Maybe things like this are why it’s so hard for us to tell our stories. People want to support the troops until they have to help us carry the weight of our experiences. The GWOT (Global War on Terror) generation went from combat to “normal life” within a matter of days, and were somehow expected to play nice and act like nothing happened. Other generations had long transitional periods just on the basis of the time it took to get them back home. They had time to process the war and decompress to some degree. We had to flip a switch from one day to the next. Whatever you do, don’t talk about the bad stuff. That dissonance you carry is hard to tune out. A pride in one’s country, coupled with a confusion about mission and purpose definitely stirs up static in your brain. You can disagree with the war and be proud of your service in it, I give you permission. I have to constantly give myself that same authorization. I love this country, but I often disagree with our zeal for bloodshed. Maybe one day we will take the higher road.
God bless America. Cue the Toby Keith or Lee Greenwood or whichever war profiteer stokes the embers of conflict from the safety of never serving. You did it soldier, thank you for your service. Please don’t make us sad. Please don’t make us confront the cost of war. We are American patriots. We sent you to get the bad guys. Light some fireworks, salute the flag, and shut up. You are home. The war is over. Now forget all about it, we don’t want to hear about it anymore.

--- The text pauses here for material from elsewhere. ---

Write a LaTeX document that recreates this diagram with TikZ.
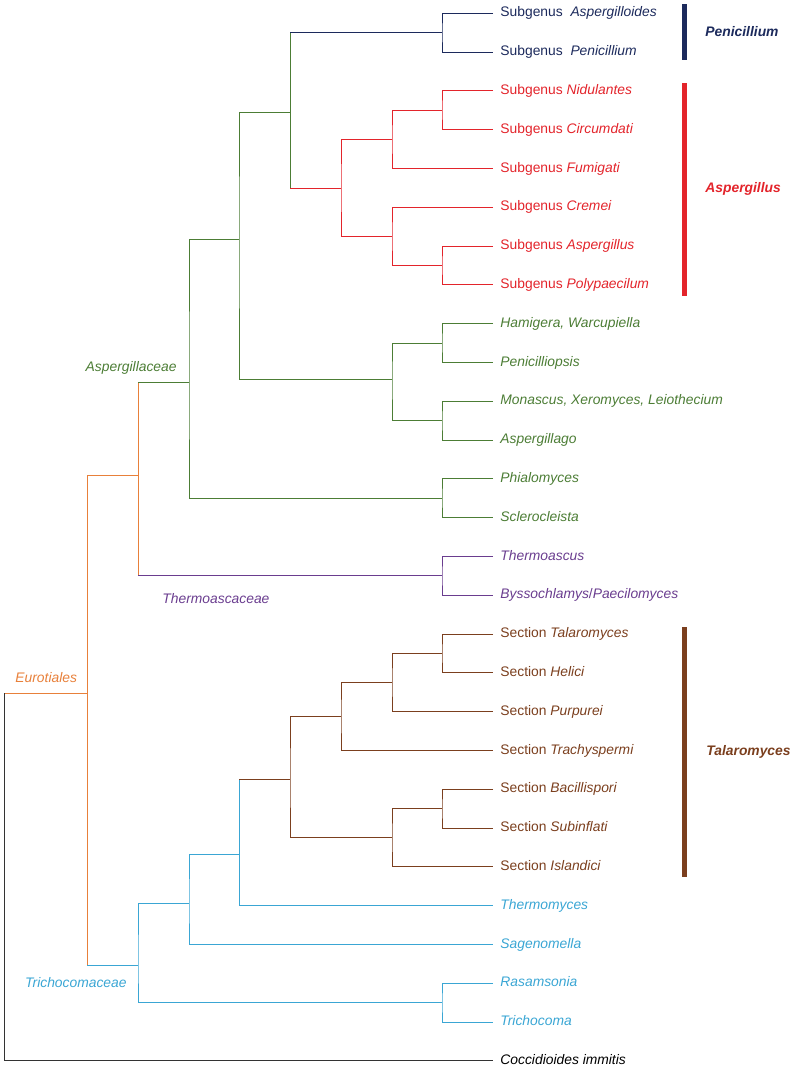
\documentclass[tikz,border=0pt]{standalone}
\usepackage{fontspec}
\setmainfont{Liberation Sans}
\usetikzlibrary{calc}

\definecolor{penblue}{HTML}{1C2A5C}
\definecolor{aspred}{HTML}{E3242B}
\definecolor{aspgreen}{HTML}{4C7D35}
\definecolor{thermpurple}{HTML}{6A3D8F}
\definecolor{talbrown}{HTML}{7B3F1E}
\definecolor{trichcyan}{HTML}{3AA6D4}
\definecolor{eurorange}{HTML}{E8803A}
\newcommand{\treefont}{\fontsize{13.85}{16}\selectfont}

\tikzset{
  leaf/.style={anchor=west, inner xsep=7pt, inner ysep=0pt, text height=0.72em, text depth=0pt},
  clade/.style={font=\treefont\itshape, inner sep=0pt},
  genus/.style={font=\treefont\bfseries\itshape, anchor=west, inner sep=0pt, text height=0.72em, text depth=0pt},
  cladebar/.style={line width=5pt},
}

\begin{document}
\begin{tikzpicture}[x=1pt, y=-1pt, line width=0.85pt, every node/.style={font=\treefont}]
  \useasboundingbox (0,0) rectangle (793,1074);
  % leaves
  \node[leaf, text=penblue] (sAspo) at (493,13.3) {Subgenus\ \ \textit{Aspergilloides}};
  \node[leaf, text=penblue] (sPeni) at (493,52.1) {Subgenus\ \ \textit{Penicillium}};
  \node[leaf, text=aspred] (sNidu) at (493,90.9) {Subgenus \textit{Nidulantes}};
  \node[leaf, text=aspred] (sCirc) at (493,129.7) {Subgenus \textit{Circumdati}};
  \node[leaf, text=aspred] (sFumi) at (493,168.5) {Subgenus \textit{Fumigati}};
  \node[leaf, text=aspred] (sCrem) at (493,207.3) {Subgenus \textit{Cremei}};
  \node[leaf, text=aspred] (sAspe) at (493,246.1) {Subgenus \textit{Aspergillus}};
  \node[leaf, text=aspred] (sPoly) at (493,284.9) {Subgenus \textit{Polypaecilum}};
  \node[leaf, text=aspgreen] (gHami) at (493,323.7) {\textit{Hamigera, Warcupiella}};
  \node[leaf, text=aspgreen] (gPops) at (493,362.5) {\textit{Penicilliopsis}};
  \node[leaf, text=aspgreen] (gMona) at (493,401.3) {\textit{Monascus, Xeromyces, Leiothecium}};
  \node[leaf, text=aspgreen] (gAspl) at (493,440.1) {\textit{Aspergillago}};
  \node[leaf, text=aspgreen] (gPhia) at (493,478.9) {\textit{Phialomyces}};
  \node[leaf, text=aspgreen] (gScle) at (493,517.7) {\textit{Sclerocleista}};
  \node[leaf, text=thermpurple] (gThas) at (493,556.5) {\textit{Thermoascus}};
  \node[leaf, text=thermpurple] (gByss) at (493,595.3) {\textit{Byssochlamys}/\textit{Paecilomyces}};
  \node[leaf, text=talbrown] (cTala) at (493,634.1) {Section \textit{Talaromyces}};
  \node[leaf, text=talbrown] (cHeli) at (493,672.9) {Section \textit{Helici}};
  \node[leaf, text=talbrown] (cPurp) at (493,711.7) {Section \textit{Purpurei}};
  \node[leaf, text=talbrown] (cTrac) at (493,750.5) {Section \textit{Trachyspermi}};
  \node[leaf, text=talbrown] (cBaci) at (493,789.3) {Section \textit{Bacillispori}};
  \node[leaf, text=talbrown] (cSubi) at (493,828.1) {Section \textit{Subinflati}};
  \node[leaf, text=talbrown] (cIsla) at (493,866.9) {Section \textit{Islandici}};
  \node[leaf, text=trichcyan] (gThmy) at (493,905.7) {\textit{Thermomyces}};
  \node[leaf, text=trichcyan] (gSage) at (493,944.5) {\textit{Sagenomella}};
  \node[leaf, text=trichcyan] (gRasa) at (493,983.3) {\textit{Rasamsonia}};
  \node[leaf, text=trichcyan] (gTric) at (493,1022.1) {\textit{Trichocoma}};
  \node[leaf] (gCocc) at (493,1060.9) {\textit{Coccidioides immitis}};
  % inner nodes
  \coordinate (pen) at (442,32.7);
  \coordinate (nc) at (442,110.3);
  \coordinate (ap) at (442,265.5);
  \coordinate (hp) at (442,343.1);
  \coordinate (ma) at (442,420.7);
  \coordinate (ps) at (442,498.3);
  \coordinate (tb) at (442,575.9);
  \coordinate (th) at (442,653.5);
  \coordinate (bs) at (442,808.7);
  \coordinate (rt) at (442,1002.7);
  \coordinate (ncf) at (392,139.4);
  \coordinate (cap) at (392,236.4);
  \coordinate (hpma) at (392,379);
  \coordinate (thp) at (392,682.6);
  \coordinate (bsi) at (392,837.8);
  \coordinate (asp) at (341,188);
  \coordinate (thpt) at (341,716.5);
  \coordinate (penasp) at (290,112);
  \coordinate (tal) at (290,779);
  \coordinate (core) at (239,239);
  \coordinate (taltm) at (239,854);
  \coordinate (aspc) at (189,382);
  \coordinate (talsg) at (189,903);
  \coordinate (asth) at (138,475);
  \coordinate (trich) at (138,965);
  \coordinate (euro) at (87,693);
  \coordinate (root) at (4,877);
  % Penicillium
  \draw[penblue] (sAspo.west) -| (pen) |- (sPeni.west);
  % Aspergillus
  \draw[aspred] (sNidu.west) -| (nc) |- (sCirc.west);
  \draw[aspred] (nc) -| (ncf) |- (sFumi.west);
  \draw[aspred] (sAspe.west) -| (ap) |- (sPoly.west);
  \draw[aspred] (sCrem.west) -| (cap) |- (ap);
  \draw[aspred] (ncf) -| (asp) |- (cap);
  % rest of Aspergillaceae
  \draw[aspgreen] (gHami.west) -| (hp) |- (gPops.west);
  \draw[aspgreen] (gMona.west) -| (ma) |- (gAspl.west);
  \draw[aspgreen] (hp) -| (hpma) |- (ma);
  \draw[aspgreen] (gPhia.west) -| (ps) |- (gScle.west);
  \draw[aspgreen] (penasp |- pen) -- (penasp |- asp);
  \draw[penblue] (penasp |- pen) -- (pen);
  \draw[aspred] (penasp |- asp) -- (asp);
  \draw[aspgreen] (penasp) -| (core) |- (hpma);
  \draw[aspgreen] (core) -| (aspc) |- (ps);
  % Thermoascaceae
  \draw[thermpurple] (gThas.west) -| (tb) |- (gByss.west);
  % Talaromyces
  \draw[talbrown] (cTala.west) -| (th) |- (cHeli.west);
  \draw[talbrown] (th) -| (thp) |- (cPurp.west);
  \draw[talbrown] (thp) -| (thpt) |- (cTrac.west);
  \draw[talbrown] (cBaci.west) -| (bs) |- (cSubi.west);
  \draw[talbrown] (bs) -| (bsi) |- (cIsla.west);
  \draw[talbrown] (thpt) -| (tal) |- (bsi);
  % Trichocomaceae
  \draw[trichcyan] (taltm |- tal) -- (taltm |- gThmy);
  \draw[talbrown] (taltm |- tal) -- (tal);
  \draw[trichcyan] (taltm |- gThmy) -- (gThmy.west);
  \draw[trichcyan] (taltm) -| (talsg) |- (gSage.west);
  \draw[trichcyan] (gRasa.west) -| (rt) |- (gTric.west);
  \draw[trichcyan] (talsg) -| (trich) |- (rt);
  % Eurotiales
  \draw[eurorange] (asth |- aspc) -- (asth |- tb);
  \draw[aspgreen] (asth |- aspc) -- (aspc);
  \draw[thermpurple] (asth |- tb) -- (tb);
  \draw[eurorange] (euro |- asth) -- (euro |- trich);
  \draw[eurorange] (euro |- asth) -- (asth);
  \draw[trichcyan] (euro |- trich) -- (trich);
  \draw[eurorange] (root |- euro) -- (euro);
  \draw[black!80] (root |- euro) -- (root |- gCocc) -- (gCocc.west);
  % clade labels
  \node[clade, text=aspgreen, anchor=base east] (lAspc) at (177,371) {Aspergillaceae};
  \node[clade, text=thermpurple, anchor=base west] (lTherm) at (162,603) {Thermoascaceae};
  \node[clade, text=eurorange, anchor=base west] (lEuro) at (15,682) {Eurotiales};
  \node[clade, text=trichcyan, anchor=base east] (lTrich) at (127,987) {Trichocomaceae};
  % genus bars
  \draw[cladebar, penblue] (684.5,4) -- (684.5,60);
  \node[genus, text=penblue] (bPeni) at (705,32.5) {Penicillium};
  \draw[cladebar, aspred] (684.5,83) -- (684.5,296);
  \node[genus, text=aspred] (bAspe) at (705,189) {Aspergillus};
  \draw[cladebar, talbrown] (684.5,627) -- (684.5,877);
  \node[genus, text=talbrown] (bTala) at (706,752) {Talaromyces};
\end{tikzpicture}
\end{document}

In an effort not to end on a complete sour note let me illustrate a few positives from that experience to round this out. Although war is hell, at times it’s a hell of a good time as I’ve said many times. I made lifelong friends who became brothers, not by blood but by the trials forged in the fire of war. I learned that at some level, when tested, I could rise to the occasion. I learned I wasn’t a quitter and could do things even when I was scared spitless. Most of all I learned that it’s ok to struggle, what’s not ok is giving up. So many veterans from my generation are taking their lives and likely it stems from constantly carrying the load alone. This article may make you uncomfortable but which would you prefer, a sad story from a living veteran, or a sad story from those left behind? Thank you for giving me voice and letting me share my burden with you. I pray other veterans can do the same so we can heal collectively, and perhaps we can become the next greatest generation. This is how we can start to close the gap between those who served and those who have not, and begin to speak a common language of healing.
If you’re interested in a documentary about my time in Iraq, check out “Hammer Down.” This documentary was shot in 2015 and released in 2016 on the 10 year anniversary of our homecoming. We were given a small grant from the NC Humanities Council to tell our stories and it later became part of the NC high school curriculum for that school year for history teachers, at least in Wilkes County, North Carolina. It’s a mix of footage we shot in 2005/6 while deployed with interviews ten years later. The documentary is a roller coaster of highs and lows but focuses mainly on the things we did to stay sane while deployed, like shenanigans between missions.